The four charged are Armando Garcia-Ramirez, his wife and business partner Martha Guzman, their daughter and employee Stephanie Garcia-Ramirez and employee Angelita Pauin-Santos. Each is charged with workplace misclassification, making false statements, theft, receiving stolen property and deceptive business practices for their firm, G & R Drywall and Framing, based in York.
Stollsteimer said the York County-based enterprise provided workers for a 2019 construction project in Broomall on West Chester Pike at an L.A. Fitness site. A complaint of unfair labor practices was sent to county officials and an investigation was started. But no arrests were made.
Stollsteimer, who took office in January 2020, re-opened the case. Investigators found fraudulent social security numbers for workers, some of whom may be undocumented immigrants.

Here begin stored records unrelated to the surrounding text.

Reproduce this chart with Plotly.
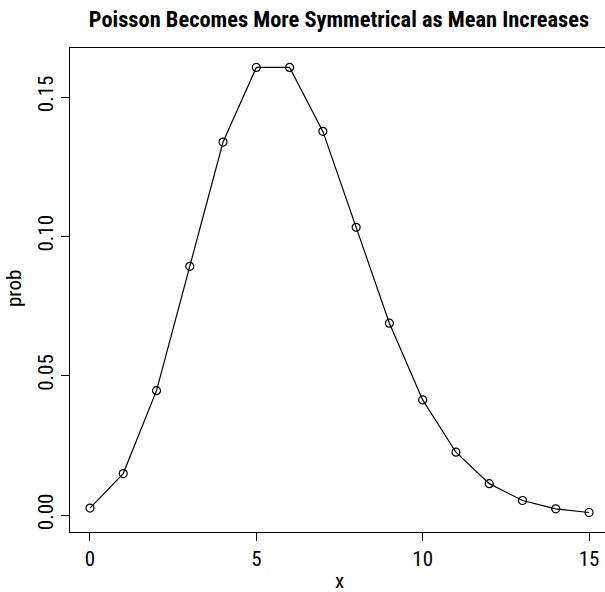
import plotly.graph_objects as go

x_vals = list(range(16))
prob = [0.00248, 0.01487, 0.04462, 0.08924, 0.13385, 0.16062, 0.16062, 0.13768,
        0.10326, 0.06884, 0.04130, 0.02253, 0.01126, 0.00520, 0.00223, 0.00089]
x_ticks = [0, 5, 10, 15]
y_ticks = [0.00, 0.05, 0.10, 0.15]
y_tick_text = ["0.00", "0.05", "0.10", "0.15"]

FONT = "Liberation Sans Narrow, Arial Narrow, Roboto Condensed, sans-serif"

W, H = 605, 592
L, T, B = 70, 48, 60
PW, PH = W - L, H - T - B

fig = go.Figure(go.Scatter(
    x=x_vals, y=prob, mode="lines+markers",
    line=dict(color="black", width=1.2),
    marker=dict(symbol="circle-open", size=8, color="black", line=dict(width=1.2)),
))

fig.update_layout(
    width=W, height=H,
    margin=dict(l=L, r=0, t=T, b=B),
    paper_bgcolor="white", plot_bgcolor="white",
    showlegend=False,
    font=dict(family=FONT, size=21, color="black"),
    title=dict(text="<b>Poisson Becomes More Symmetrical as Mean Increases</b>",
               x=339 / W, xanchor="center", y=1 - 19.5 / H, yanchor="middle",
               font=dict(family=FONT, size=22.4, color="black")),
    annotations=[
        dict(text="x", xref="paper", yref="paper", x=(339 - L) / PW, y=-(581 - (T + PH)) / PH,
             xanchor="center", yanchor="middle", showarrow=False,
             font=dict(family=FONT, size=21, color="black")),
        dict(text="prob", xref="paper", yref="paper", x=-(L - 14) / PW, y=(T + PH - 289) / PH,
             xanchor="center", yanchor="middle", showarrow=False, textangle=-90,
             font=dict(family=FONT, size=21, color="black")),
    ],
)
fig.update_xaxes(
    range=[-0.6, 15.48], tickvals=x_ticks, ticks="outside", ticklen=8, tickwidth=1,
    tickcolor="black", showline=True, linecolor="black", linewidth=1, mirror=True,
    showgrid=False, zeroline=False, automargin=False,
    tickfont=dict(family=FONT, size=21, color="black"),
)
fig.update_yaxes(
    range=[-0.0061, 0.1676], tickvals=y_ticks, ticktext=y_tick_text, tickangle=-90,
    ticks="outside", ticklen=8, tickwidth=1, tickcolor="black",
    showline=True, linecolor="black", linewidth=1, mirror=False,
    showgrid=False, zeroline=False, automargin=False,
    tickfont=dict(family=FONT, size=21, color="black"),
)

fig.write_html("out.html", config={"displayModeBar": False},
               post_script="document.body.style.margin='0';document.body.style.overflow='hidden';")
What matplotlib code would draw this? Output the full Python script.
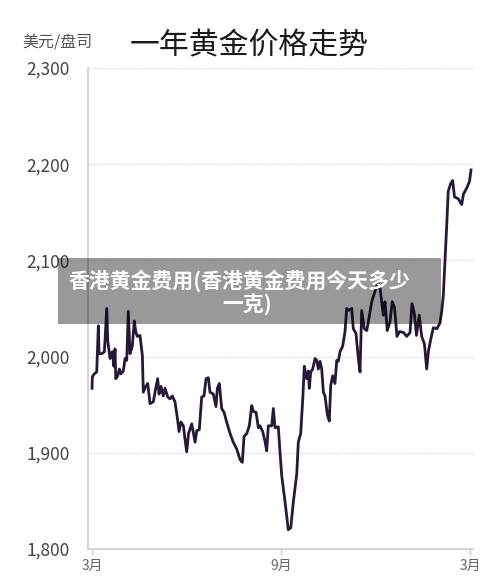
import numpy as np
import matplotlib.pyplot as plt
from matplotlib.patches import Rectangle

plt.rcParams['font.family'] = ['Noto Sans CJK SC', 'DejaVu Sans']

# days since 1 March, and gold price (USD / oz)
days = [0, 0.3, 2.2, 4.5, 6.1, 6.8, 9.4, 11.9, 14.2, 15.2, 17.4, 19.6, 21, 22.2, 22.9,
        24.8, 26.4, 28, 30.2, 31.9, 33.5, 35, 36.7, 38.9, 40.8, 42.2, 43.7, 46.3, 48.6,
        49.5, 51.9, 53.8, 56, 59.2, 61.5, 63.4, 64.7, 66.6, 68.8, 70.5, 73.1, 75.3, 77.5,
        80.1, 82.8, 84, 85.9, 88.2, 89.8, 91.4, 93.2, 96.3, 99.5, 101.1, 103.6, 105.9,
        108.1, 110.1, 112.3, 113.9, 117.1, 119.7, 121, 122.9, 125.2, 127.5, 130, 133.3,
        136.4, 139.7, 142.9, 145.1, 146.8, 149.4, 151.9, 154.2, 155.8, 158.4, 160.6,
        162.2, 164.8, 167, 168.7, 170.2, 173.5, 175.1, 176.7, 179.9, 181.5, 183.2, 186.4,
        189.5, 191.9, 194.4, 197.7, 199.2, 201.5, 203.5, 205, 207.3, 208.9, 209.8, 211.2,
        213.1, 215.3, 217, 218.5, 220.2, 221.8, 223.4, 225, 227.2, 229.1, 230.5, 232.4,
        234.6, 236.3, 237.8, 239.5, 242.1, 244.3, 245.9, 248.2, 250.8, 252.3, 254.9,
        257.2, 258.8, 260.4, 263, 265.3, 266.8, 270.1, 273.3, 276.2, 278.1, 279.7, 281.3,
        282.9, 285.1, 287.7, 289.9, 292.1, 294.5, 296.9, 300.8, 303.9, 307.1, 309, 311.2,
        313.3, 316, 318.3, 321, 323.2, 324.9, 327.3, 329.6, 333.1, 336, 337.7, 339.2,
        340.9, 342.5, 344, 346.4, 348.3, 350, 353.7, 357, 358.7, 361.8, 364.5, 366]
price = [1967, 1979, 1982, 1984, 2032, 2003, 2003, 2005, 2050, 2016, 1998, 2005, 1990, 2008,
         1977, 1980, 1987, 1982, 1985, 1998, 1996, 2047, 2003, 2011, 2037, 2026, 2021, 2022,
         2001, 1963, 1969, 1972, 1951, 1953, 1967, 1977, 1961, 1969, 1959, 1967, 1958, 1956,
         1959, 1953, 1933, 1922, 1932, 1928, 1914, 1901, 1920, 1930, 1911, 1923, 1924, 1958,
         1959, 1977, 1978, 1963, 1961, 1948, 1967, 1972, 1946, 1942, 1932, 1920, 1911, 1904,
         1893, 1890, 1917, 1920, 1928, 1949, 1943, 1942, 1926, 1928, 1922, 1912, 1902, 1928,
         1928, 1946, 1926, 1927, 1901, 1876, 1849, 1820, 1822, 1849, 1878, 1911, 1920, 1956,
         1990, 1977, 1985, 1967, 1984, 1987, 1998, 1996, 1987, 1995, 1987, 1963, 1959, 1940,
         1933, 1970, 1980, 1972, 1996, 1995, 2005, 2011, 2026, 2050, 2048, 2050, 2029, 2024,
         1998, 1984, 2048, 2029, 2027, 2036, 2057, 2068, 2077, 2071, 2057, 2043, 2057, 2027,
         2036, 2057, 2051, 2021, 2026, 2025, 2021, 2025, 2055, 2045, 2022, 2043, 2021, 2013,
         1987, 2006, 2019, 2030, 2029, 2035, 2047, 2063, 2100, 2136, 2172, 2180, 2183, 2166,
         2164, 2158, 2169, 2175, 2182, 2194]

x_ticks = [0, 182.5, 365]
x_labels = ['3月', '9月', '3月']
y_ticks = [1800, 1900, 2000, 2100, 2200, 2300]
y_labels = ['1,800', '1,900', '2,000', '2,100', '2,200', '2,300']

fig = plt.figure(figsize=(5, 5.84), dpi=100)
ax = fig.add_axes([0.176, 0.06, 0.77, 0.8236])

# dotted grid lines
for v in y_ticks[1:]:
    ax.axhline(v, color='#d8d8d8', lw=1, ls=(0, (1, 1)), zorder=1)

ax.plot(days, price, color='#281838', lw=2.0, zorder=3, solid_joinstyle='round')

ax.set_xlim(-3.9, 367.9)
ax.set_ylim(1800, 2300)
ax.set_xticks(x_ticks)
ax.set_xticklabels(x_labels, fontsize=10, color='#666666')
ax.set_yticks(y_ticks)
ax.set_yticklabels(y_labels, fontsize=12.5, color='#444444')
ax.tick_params(axis='y', length=0, pad=13)
ax.tick_params(axis='x', length=4, width=1, color='#cccccc', pad=3)

for s in ['top', 'right']:
    ax.spines[s].set_visible(False)
ax.spines['left'].set_color('#cccccc')
ax.spines['bottom'].set_color('#cccccc')
ax.spines['left'].set_linewidth(1.2)
ax.spines['bottom'].set_linewidth(1.2)

fig.text(0.044, 0.928, '美元/盘司', fontsize=11.5, color='#555555', ha='left', va='center',
         style='italic')
fig.text(0.498, 0.922, '一年黄金价格走势', fontsize=21.5, color='#1a1a1a', ha='center',
         va='center')

# grey caption banner on top
fig.add_artist(Rectangle((0.116, 0.4452), 0.766, 0.113, transform=fig.transFigure,
                         facecolor='black', alpha=0.4, edgecolor='none', zorder=10))
fig.text(0.478, 0.519, '香港黄金费用(香港黄金费用今天多少', fontsize=15, color='white',
         fontweight='bold', ha='center', va='center', zorder=11)
fig.text(0.494, 0.480, '一克)', fontsize=15, color='white', fontweight='bold',
         ha='center', va='center', zorder=11)

plt.savefig('out.png', dpi=100)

Stollsteimer said it is a long-held practice in construction of labelling workers as “independent contractors” to avoid paying for benefits like health care insurance, often underpaying those workers and being able to bid lower for projects than competitors who are paying higher wages and offering benefits for their workers. He said Act 72 in state law made it illegal to misclassify workers a decade ago, but “it is rarely prosecuted.”
“Worker misclassification is really theft,” said Stollsteimer. “To be clear, the misclassification of employees as independent contractors harms everyone: the misclassified workers, who lose the rights and protections to which they are legally entitled; law-abiding contractors, who lose work to unscrupulous competitors who illegally game the labor market; and lastly, the general public, which loses out on tax revenue.”
State Attorney General Josh Shapiro said the case shows that the “misclassification” law “has real consequences.”
“Today’s prosecutions send a clear message,” said the attorney general. “We cannot tolerate business practices that ignore the legal requirements for contractors and engage in this kind of theft here in the commonwealth.”
All four defendants have been released on bail, the Delaware County District Attorney’s office said Monday.